▶ SHORT EXERCISE:
Begin with the first line of the material and copy each line word for word through the line that contains "import pandas as pd"; the pictures are left out.

===

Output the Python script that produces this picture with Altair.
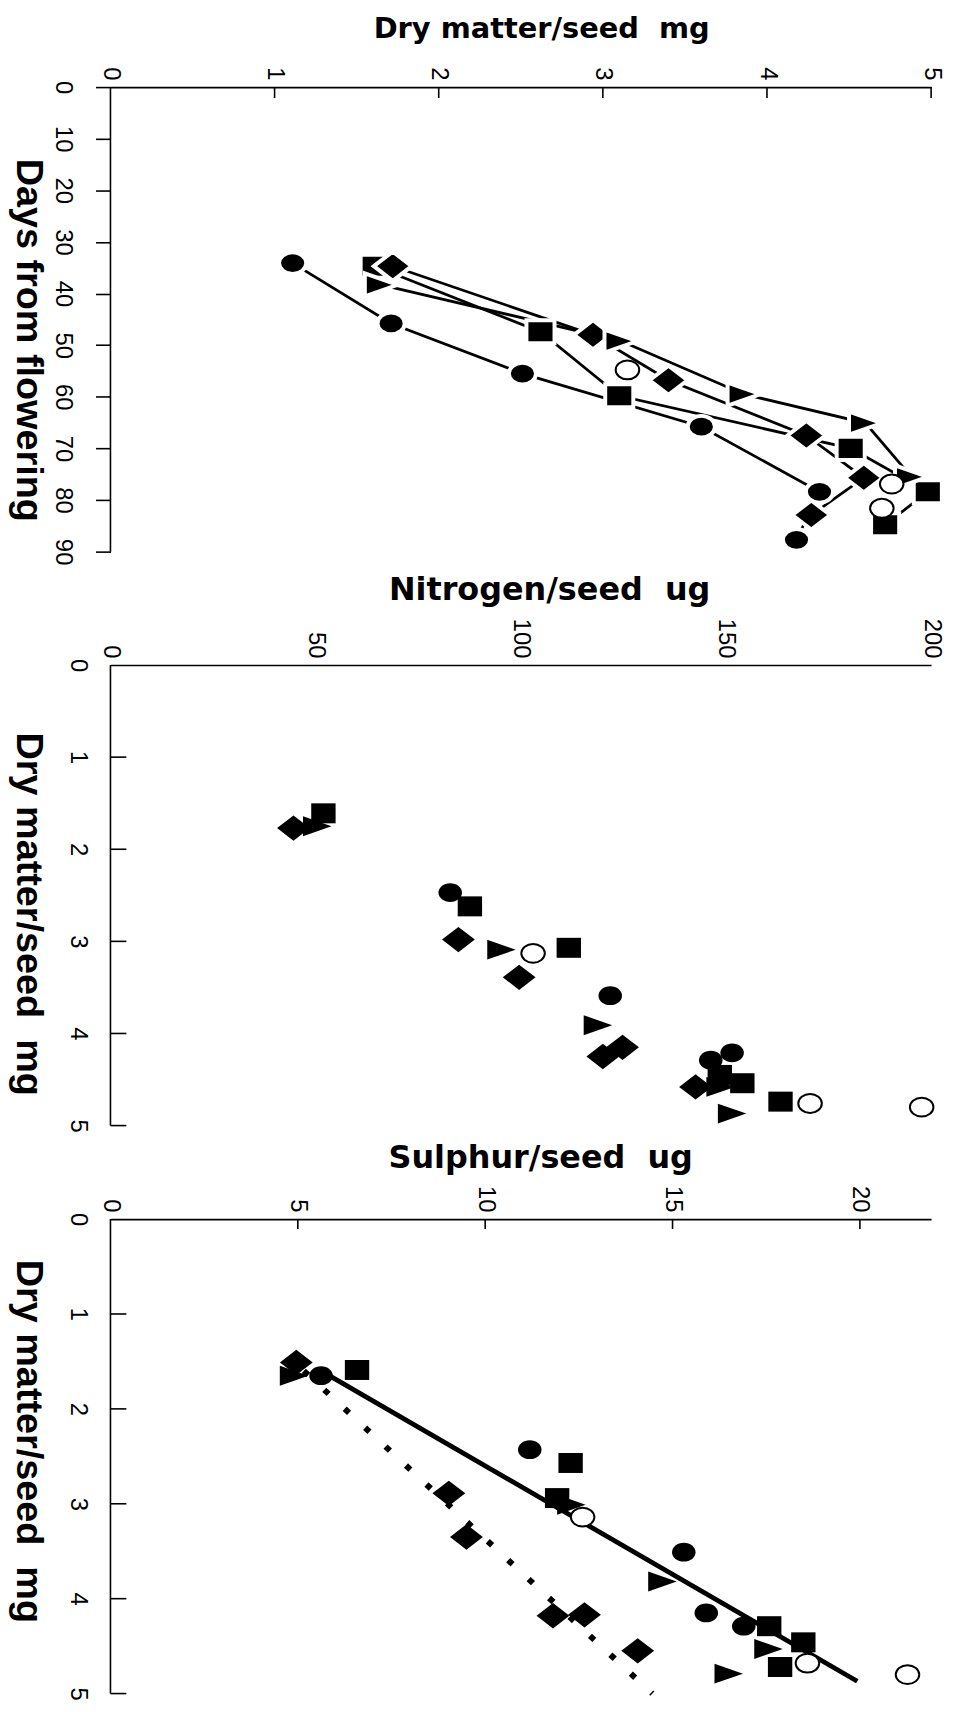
import altair as alt
import pandas as pd

# ---------------- Panel 1: dry matter per seed (mg) vs days from flowering
p1_circle_days = [34.1, 45.8, 55.5, 65.8, 78.4, 87.7]
p1_circle_dm = [1.11, 1.71, 2.51, 3.60, 4.32, 4.18]
p1_square_days = [34.7, 47.4, 59.8, 70.0, 78.4, 84.8]
p1_square_dm = [1.61, 2.62, 3.10, 4.51, 4.98, 4.72]
p1_diamond_days = [34.7, 48.0, 56.8, 67.5, 75.7, 82.9]
p1_diamond_dm = [1.72, 2.94, 3.40, 4.24, 4.59, 4.27]
p1_triangle_days = [38.3, 49.2, 59.5, 65.1, 75.5]
p1_triangle_dm = [1.65, 3.11, 3.86, 4.60, 4.88]
p1_open_days = [54.8, 76.9, 81.6]
p1_open_dm = [3.15, 4.76, 4.70]

# ---------------- Panel 2: nitrogen per seed (ug) vs dry matter per seed (mg)
p2_circle_n = [82.8, 121.8, 151.5, 146.3]
p2_circle_dm = [2.47, 3.59, 4.21, 4.29]
p2_square_n = [51.9, 87.6, 111.7, 148.5, 154.0, 163.3]
p2_square_dm = [1.61, 2.62, 3.07, 4.45, 4.54, 4.74]
p2_diamond_n = [44.6, 84.8, 99.6, 124.8, 120.0, 142.6]
p2_diamond_dm = [1.77, 2.98, 3.39, 4.15, 4.25, 4.58]
p2_triangle_n = [50.4, 95.3, 118.8, 148.7, 151.5]
p2_triangle_dm = [1.75, 3.09, 3.91, 4.58, 4.87]
p2_open_n = [103.0, 170.5, 197.7]
p2_open_dm = [3.13, 4.76, 4.80]

# ---------------- Panel 3: sulphur per seed (ug) vs dry matter per seed (mg)
p3_circle_s = [5.62, 11.19, 15.3, 15.9, 16.9]
p3_circle_dm = [1.65, 2.43, 3.51, 4.15, 4.29]
p3_square_s = [6.58, 12.28, 11.92, 17.58, 18.49, 17.87]
p3_square_dm = [1.59, 2.57, 2.94, 4.29, 4.46, 4.72]
p3_diamond_s = [4.96, 9.03, 9.5, 11.81, 12.65, 14.07]
p3_diamond_dm = [1.51, 2.89, 3.35, 4.18, 4.17, 4.55]
p3_triangle_s = [4.9, 12.3, 14.73, 17.56, 16.5]
p3_triangle_dm = [1.65, 3.01, 3.82, 4.53, 4.79]
p3_open_s = [12.6, 18.6, 21.27]
p3_open_dm = [3.14, 4.68, 4.80]
p3_solid_s = [5.84, 19.93]
p3_solid_dm = [1.65, 4.87]
p3_dotted_s = [5.16, 14.46]
p3_dotted_dm = [1.60, 5.00]

# axis tick values
p1_x_ticks = [0, 1, 2, 3, 4, 5]
p1_y_ticks = [0, 10, 20, 30, 40, 50, 60, 70, 80, 90]
p2_x_ticks = [0, 50, 100, 150, 200]
p3_x_ticks = [0, 5, 10, 15, 20]
dm_ticks = [0, 1, 2, 3, 4, 5]

# marker outlines (slightly wider than tall, as in the scanned figure)
ELLIPSE = "M-1,0A1,0.8,0,1,1,1,0A1,0.8,0,1,1,-1,0Z"
RECT = "M-1,-0.82L1,-0.82L1,0.82L-1,0.82Z"
DIAMOND = "M-1,0L0,-0.77L1,0L0,0.77Z"
TRIANGLE = "M-1,-0.7L1,0L-1,0.7Z"
SIZES = {ELLIPSE: 560, RECT: 600, DIAMOND: 1090, TRIANGLE: 820}

W = 825
LABEL_FONT = "Liberation Sans"


def df(xs, ys, name):
    return pd.DataFrame({"x": xs, "y": ys, "s": [name] * len(xs)})


def make_panel(series, xdom, xticks, ydom, yticks, yline, xtitle, xtitle_x, xtitle_y,
               xtitle_size, ytitle, ytitle_y, height, top_ticks, top_len, left_outward,
               lines=None, dotted=None, halo=False, line_series=None):
    xs = alt.Scale(domain=xdom, nice=False, zero=False)
    ys = alt.Scale(domain=ydom, nice=False, zero=False, reverse=True)
    xaxis = alt.Axis(
        orient="top", values=xticks, title=xtitle, titleFont="DejaVu Sans",
        titleFontWeight="bold", titleFontSize=xtitle_size, titleColor="black",
        titleAngle=0, titleAlign="center", titleBaseline="alphabetic",
        titleX=xtitle_x, titleY=xtitle_y,
        labelAngle=90, labelAlign="right", labelBaseline="middle",
        labelFont=LABEL_FONT, labelFontSize=24, labelColor="black",
        labelPadding=7, labelFlush=False, labelOverlap=False,
        ticks=False, tickSize=0, domainColor="black", domainWidth=1.6,
        grid=False)
    yaxis = alt.Axis(
        orient="left", values=yticks, title=ytitle, titleFont=LABEL_FONT,
        titleFontWeight="bold", titleFontSize=38, titleColor="black",
        titleAngle=90, titleAlign="center", titleBaseline="alphabetic",
        titleX=-94, titleY=ytitle_y,
        labelAngle=90, labelAlign="center", labelBaseline="top",
        labelFont=LABEL_FONT, labelFontSize=24, labelColor="black",
        labelPadding=21, labelFlush=False, labelOverlap=False,
        ticks=left_outward, tickSize=15 if left_outward else 0,
        tickColor="black", tickWidth=1.6,
        domain=False, grid=False)

    X = lambda: alt.X("x:Q", scale=xs, axis=xaxis)
    Y = lambda: alt.Y("y:Q", scale=ys, axis=yaxis)

    layers = []
    adf = pd.DataFrame({"y": [yline[0]], "y2": [yline[1]]})
    layers.append(alt.Chart(adf).mark_rule(color="black", strokeWidth=1.6).encode(
        y=Y(), y2="y2:Q", x=alt.value(0)))

    if line_series is not None:
        ldf = pd.concat([series[k][0] for k in line_series], ignore_index=True)
        layers.append(alt.Chart(ldf).mark_line(color="black", strokeWidth=2.8).encode(
            x=X(), y=Y(), detail="s:N", order=alt.Order("y:Q")))
    if dotted is not None:
        layers.append(alt.Chart(dotted).mark_line(
            color="black", strokeWidth=6, strokeDash=[6, 22], strokeCap="butt").encode(
            x=X(), y=Y()))
    if lines is not None:
        layers.append(alt.Chart(lines).mark_line(color="black", strokeWidth=4.8).encode(
            x=X(), y=Y()))

    for key, (d, shape) in series.items():
        if key == "open":
            mk = alt.Chart(d).mark_point(shape=ELLIPSE, filled=True, fill="white",
                                         stroke="black", strokeWidth=2, size=560,
                                         opacity=1)
        else:
            sz = SIZES[shape]
            if halo:
                mk = alt.Chart(d).mark_point(shape=shape, filled=True, fill="black",
                                             stroke="white", strokeWidth=4,
                                             size=sz * 1.33, opacity=1)
            else:
                mk = alt.Chart(d).mark_point(shape=shape, filled=True, fill="black",
                                             strokeWidth=0, size=sz, opacity=1)
        layers.append(mk.encode(x=X(), y=Y()))

    if top_ticks:
        tdf = pd.DataFrame({"x": top_ticks})
        layers.append(alt.Chart(tdf).mark_rule(color="black", strokeWidth=1.6).encode(
            x=X(), y=alt.value(0), y2=alt.value(top_len)))
    if not left_outward:
        ldf2 = pd.DataFrame({"y": [v for v in yticks if v != 0]})
        layers.append(alt.Chart(ldf2).mark_rule(color="black", strokeWidth=1.6).encode(
            y=Y(), x=alt.value(0), x2=alt.value(16)))

    return alt.layer(*layers).properties(width=W, height=height)


def series_set(cx, cy, sx, sy, dx, dy, tx, ty, ox, oy):
    return {
        "circle": (df(cx, cy, "circle"), ELLIPSE),
        "square": (df(sx, sy, "square"), RECT),
        "diamond": (df(dx, dy, "diamond"), DIAMOND),
        "triangle": (df(tx, ty, "triangle"), TRIANGLE),
        "open": (df(ox, oy, "open"), ELLIPSE),
    }


s1 = series_set(p1_circle_dm, p1_circle_days, p1_square_dm, p1_square_days,
                p1_diamond_dm, p1_diamond_days, p1_triangle_dm, p1_triangle_days,
                p1_open_dm, p1_open_days)
panel1 = make_panel(s1, [0, 5], p1_x_ticks, [0, 90 + 20 / (467 / 90)], p1_y_ticks, [0, 90],
                    "Dry matter/seed\u00a0 mg", 433, -50, 29,
                    "Days from flowering", 254, 487,
                    [1, 2, 3, 4, 5], 11, True, halo=True,
                    line_series=["circle", "square", "diamond", "triangle"])

s2 = series_set(p2_circle_n, p2_circle_dm, p2_square_n, p2_square_dm,
                p2_diamond_n, p2_diamond_dm, p2_triangle_n, p2_triangle_dm,
                p2_open_n, p2_open_dm)
panel2 = make_panel(s2, [0, 200], p2_x_ticks, [0, 5], dm_ticks, [0, 5],
                    "Nitrogen/seed\u00a0 ug", 441, -66, 32,
                    "Dry matter/seed\u00a0 mg", 250, 463,
                    None, 0, False)

s3 = series_set(p3_circle_s, p3_circle_dm, p3_square_s, p3_square_dm,
                p3_diamond_s, p3_diamond_dm, p3_triangle_s, p3_triangle_dm,
                p3_open_s, p3_open_dm)
solid = df(p3_solid_s, p3_solid_dm, "fit")
dotted = df(p3_dotted_s, p3_dotted_dm, "fit2")
panel3 = make_panel(s3, [0, 21.9], p3_x_ticks, [0, 5], dm_ticks, [0, 5],
                    "Sulphur/seed\u00a0 ug", 432, -52, 32,
                    "Dry matter/seed\u00a0 mg", 223, 477,
                    [5, 10, 15, 20], 10, False, lines=solid, dotted=dotted)

chart = alt.vconcat(panel1, panel2, panel3, spacing=94, bounds="flush").properties(
    padding={"left": 0, "top": 2, "right": 0, "bottom": 0},
    background="white",
).configure_view(stroke=None)

chart.save("out.html", embed_options={"renderer": "svg", "actions": False})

===

▶ FULL SOLUTION:
Output the Python script that produces this picture with Altair.
import altair as alt
import pandas as pd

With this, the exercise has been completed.